Thanks to evolution, humans are adapted to the sun's course and thus to the light's changing brightness and color temperature. Due to industrialization, every person's daily routine has a different sequence and is no longer synchronized with sunrise and sunset. Furthermore, the psychological state of a person changes over the course of the day. In this research group, the focus is on the dynamic adaptation of light to the individual psychological state and the environment affecting the person in order to select an optimal light. The light setting will thus change with the psychological state, time, and environment.
Light fulfills several main tasks: It should make it possible to see and to optimally perceive the environment. Light can have a physiological and psychological effect on people and change work performance and mood. Lighting adapted to the current state of the person contributes to better well-being, mood, and performance. The research questions that arise from this include which parameters from the environment and the state of mind influence people. Can users be divided into light preference groups? Which light spectra are at least necessary to get this classification? What are the most important environmental parameters that contribute to psychological light preference? How can dynamic control, adapted to the environment and person, take place? How quickly / how often should a light change be made?
With these research questions, a dynamic light preference model based on psychology and environmental conditions is derived. This model should select the optimal light for people in various activities such as working on the computer, on paper, or in meetings. Thus, the visual task and perception of the environment, as well as the mood and emotion, can be positively influenced.
Current research encompass:
- Networking of 14 locations in Germany and evaluation of the sensor data
- Relationship between light preference and psychological state
- User and user preference clustering
- Recommender system for light preference evaluation
The research group for lighting technology in algae and plant cultures investigates lighting technology issues related to plant and algae exposure.
Unlike humans, plants do not use light for visual perception but rather as a primary energy source for their metabolism. The morphology can also be influenced by light. These complex relationships give rise to various questions that can be solved in terms of lighting technology. The group's research areas focus on light interactions within the habitus and the corresponding photon-based quantities measurement using various sensors.
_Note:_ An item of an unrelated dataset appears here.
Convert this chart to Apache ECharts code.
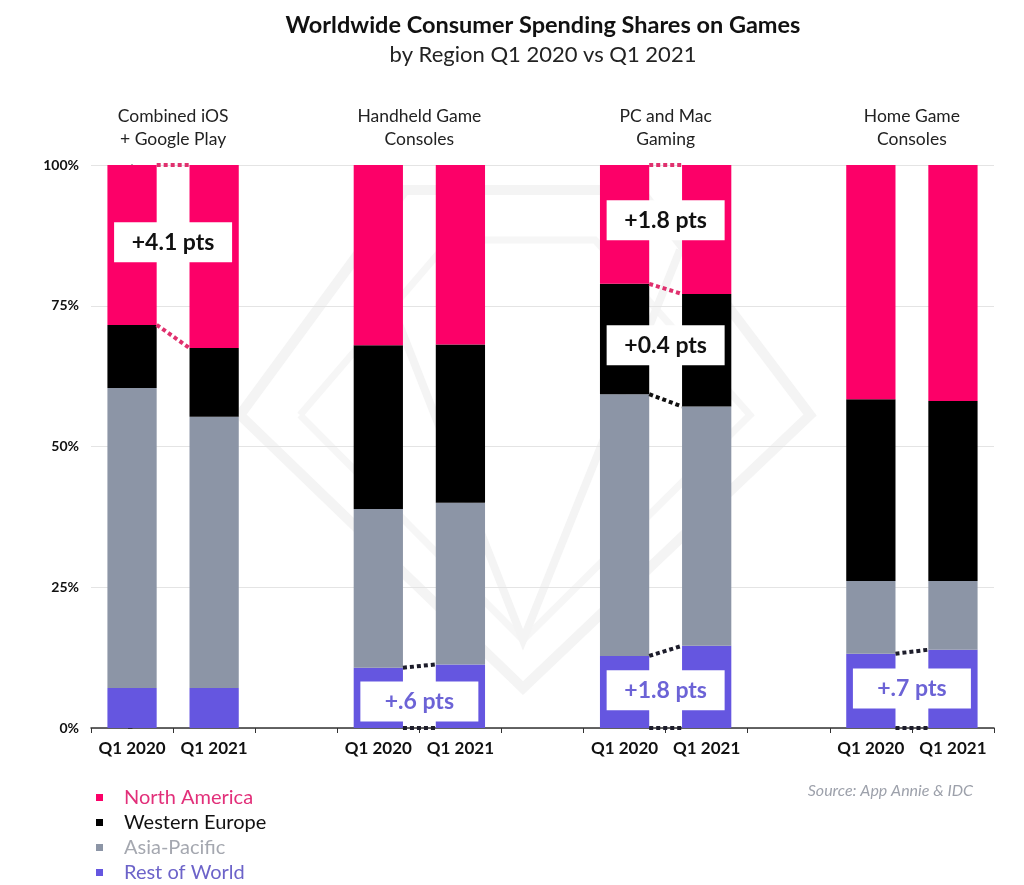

In the past few years, LED-based light sources have been widely used in greenhouses. In terms of technology, LEDs offer significantly increased efficiency compared to conventional light sources, as well as the possibility of dynamically influencing the spectrum of the emitted light. Targeted adjustments, both to the existing global radiation and the plant properties themselves, are possible. The radiation characteristics of plant lights – and thus the light distribution within the habitus – are also influenced. Which combinations of the technical lighting parameters lead to which light absorption? Can an increased light yield be achieved through a specific choice of parameters? Among other things, these questions are answered through the research.
Due to the large number of possible parameters and the associated experimental effort, targeted experiments in computer simulations are carried out. The focus here is on the development of a precise and precise optical plant model. This model serves as the basis for the later use of artificial intelligence methods. The determination of the numerous optical properties, which are required both spectrally and angle-dependent, takes place in the light engineering laboratories at the department.
Research into the measurement of photon-based quantities enables long-term field experiments with extensive measurements of the quantity and quality of light to be carried out. The data obtained in this way can be used for further computer simulations but also for controlling lights. Various algorithms are being tested and further developed to increase the measurement accuracy of the light measurement. The aim is to research a cost-effective and precise measurement method for recording these quantities.